From Sen. Richard Shelby (R-AL), who told TPM he’s a “straight-out repeal guy,” to Sen. Steve Daines (R-MT), who insisted to reporters that any bill must “lower premiums, cover pre-existing conditions, and insure that we protect Medicaid,” to Collins who demanded the restoration of the funding the bill currently cuts from Planned Parenthood, Republicans were all over the map on what they wanted their final health care bill to look like.

Collins—a holdout on the bill—said she has so many concerns about provisions on Medicaid, Planned Parenthood funding and support for rural hospitals that she doubts any changes at this point could win her over.

“It’s difficult for me to see how any tinkering is going to satisfy my fundamental and deep concerns about the impact of the bill,” she said. Earlier on Tuesday, she told reporters she believes the Senate needs to “go back to the drawing board and work in a bipartisan fashion.”
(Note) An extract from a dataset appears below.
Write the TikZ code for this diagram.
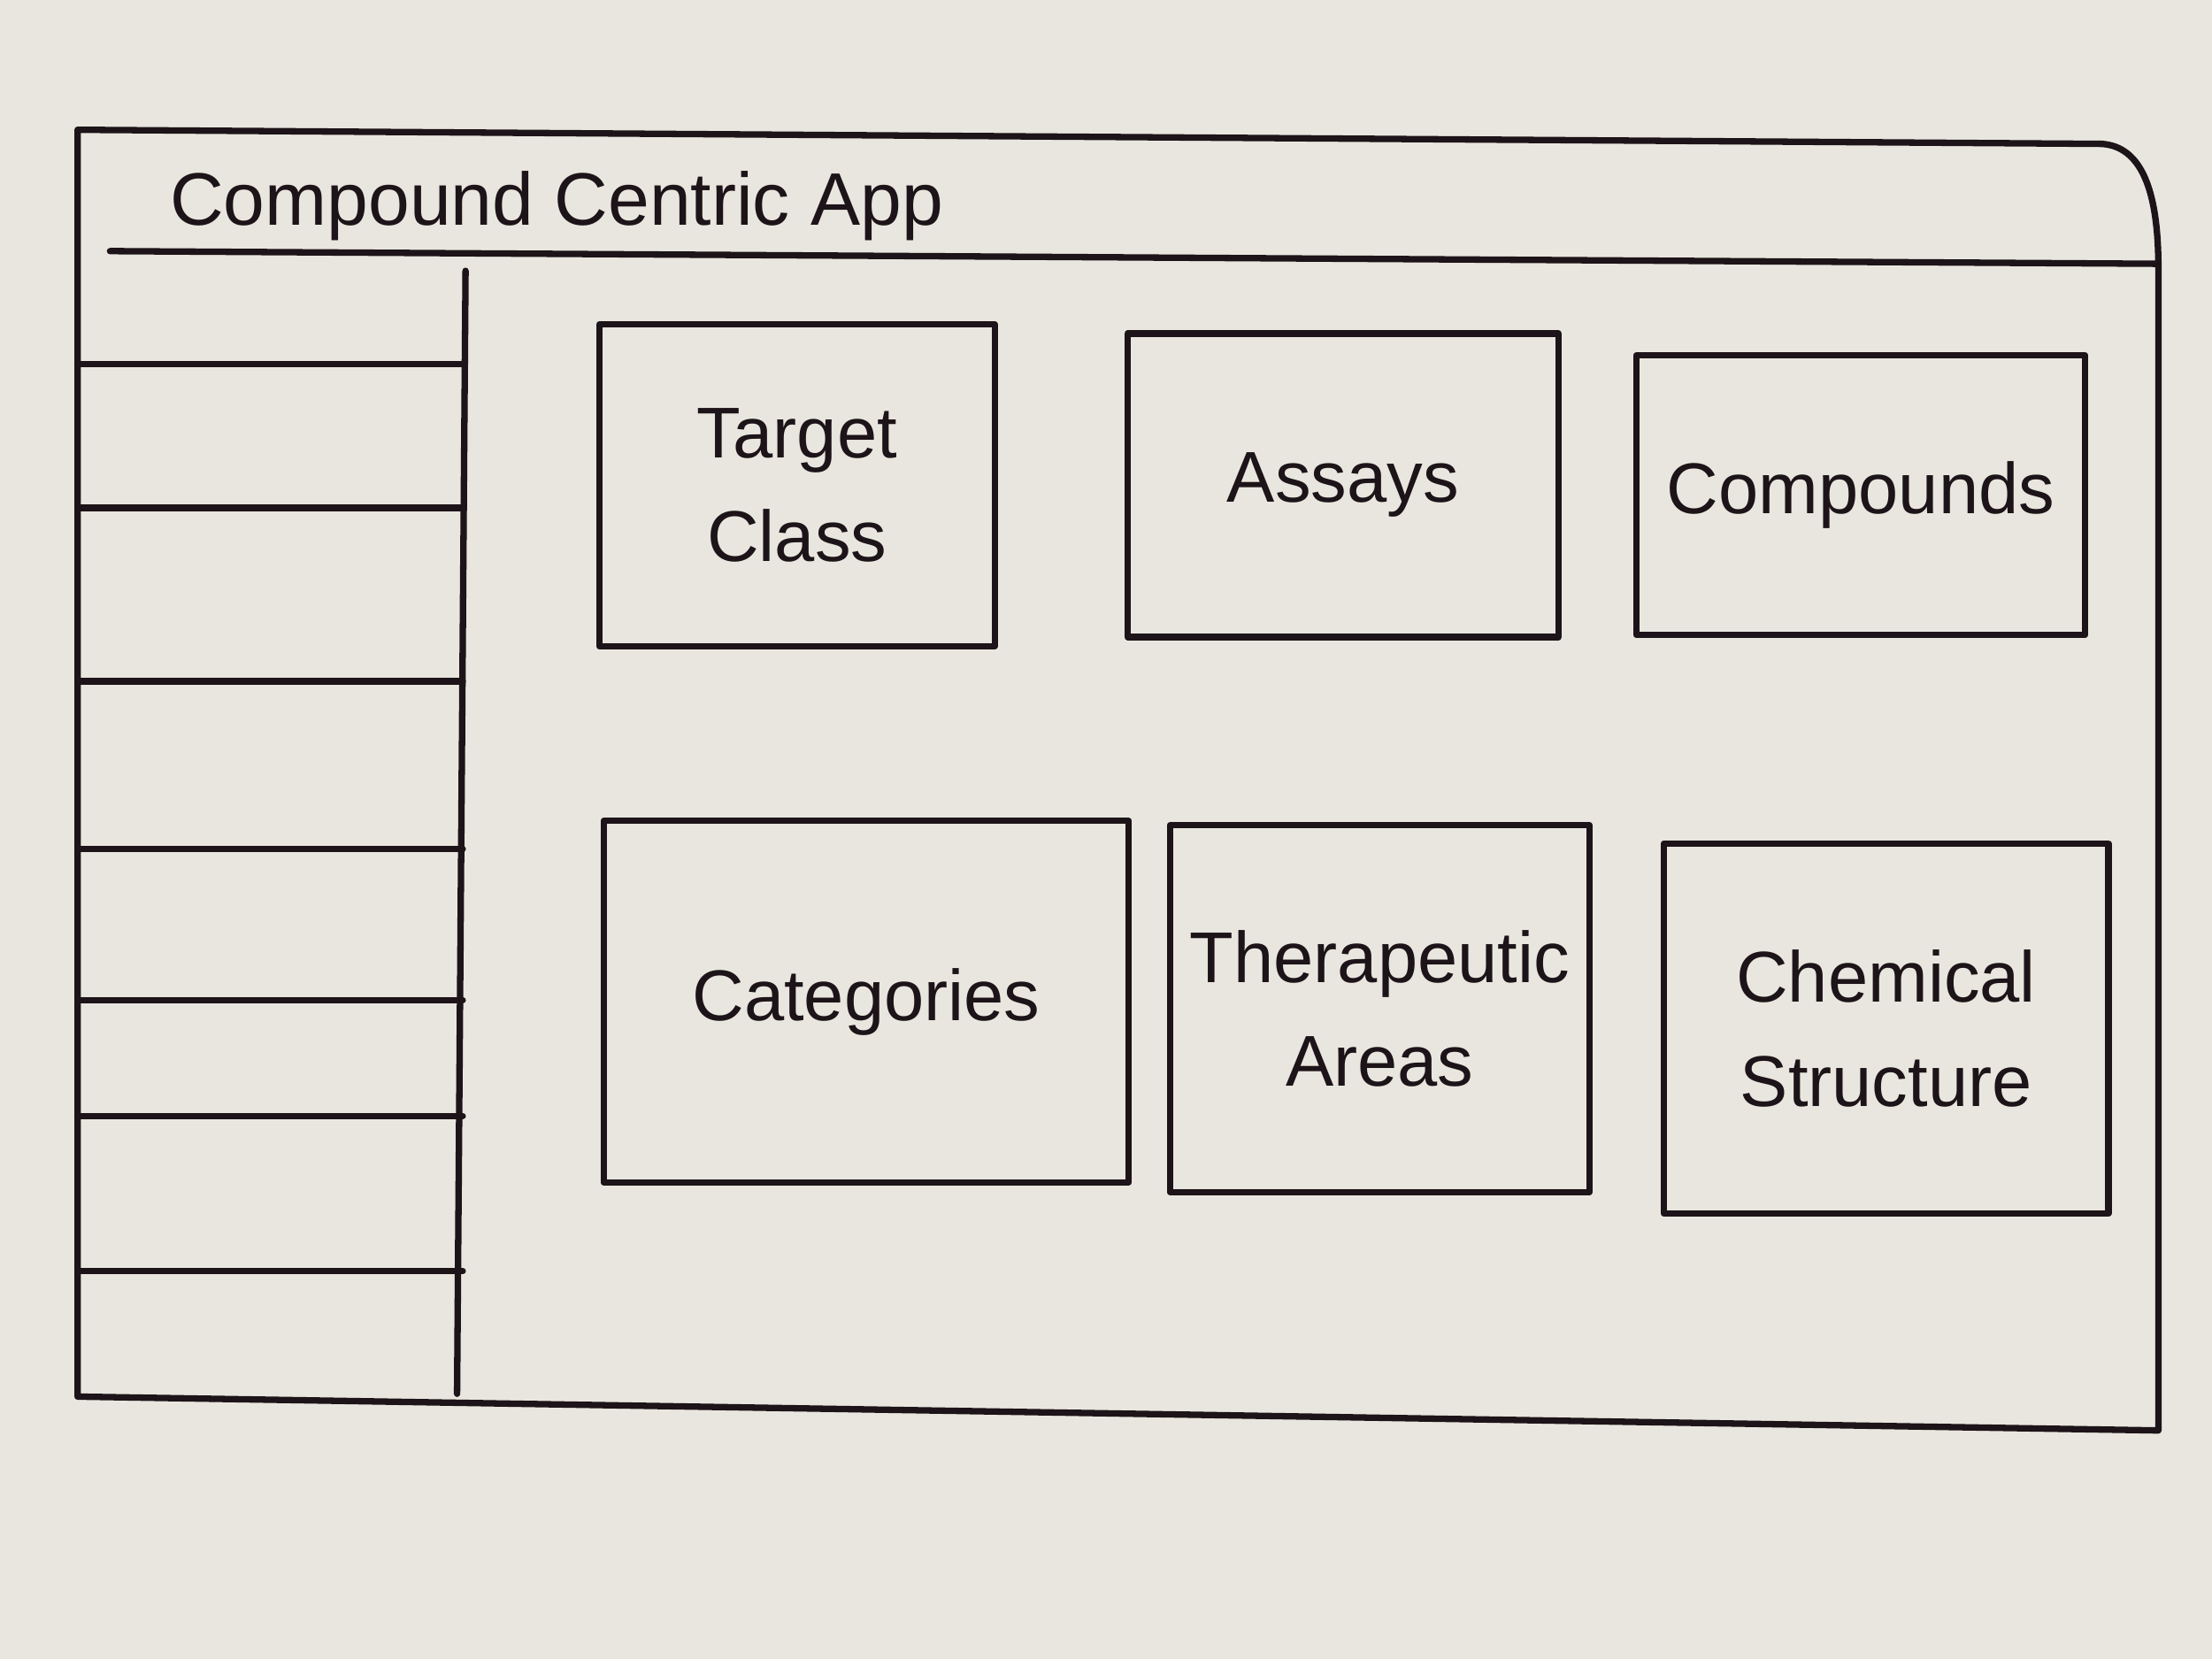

Sen. Dean Heller (R-NV), who faces a tough reelection fight next year, laid out a series of changes needed to win his vote that have essentially no chance of adoption, particularly the protection of the Medicaid expansion.  He admitted in a tele-town hall Tuesday night that while senators are “coming up with some ideas,” they are not “anywhere close” to agreement.

In another ominous sign for the bill’s prospects, Sen. Jerry Moran (R-KS), usually a reliable vote for leadership, announced Tuesday that he, too, opposed the bill as-is.

But even as Majority Leader Mitch McConnell struggles to muster enough Republican votes to get the bill over the finish line, senators waved away questions of whether they would attempt to reach across the aisle. Asked if there were any talks of bring Democrats into the negotiations, Sen. Bob Corker (R-TN) told reporters: “I don’t think that’s a reality. I’m just being honest.”

McConnell reportedly used the prospect of having to work with Democrats—on not just health care but all issues—as a threat this week to pressure Republicans to fall in line, but it was not enough to muster the votes by Thursday as originally planned.

Because the divisions are so deep, and go right to the heart of questions about the government’s role in caring for its citizens, it is much more likely one side of the Republican caucus will cave than both sides will reach a compromise.

We could also see a repeat of what happened as the health care bill foundered in the House of Representatives just a few weeks ago: the bill was amended to allow states to waive even more protections and regulations in their insurance markets, a few billion dollars was thrown at the individual market, and several moderates fell in line after being promised side deals on unrelated issues.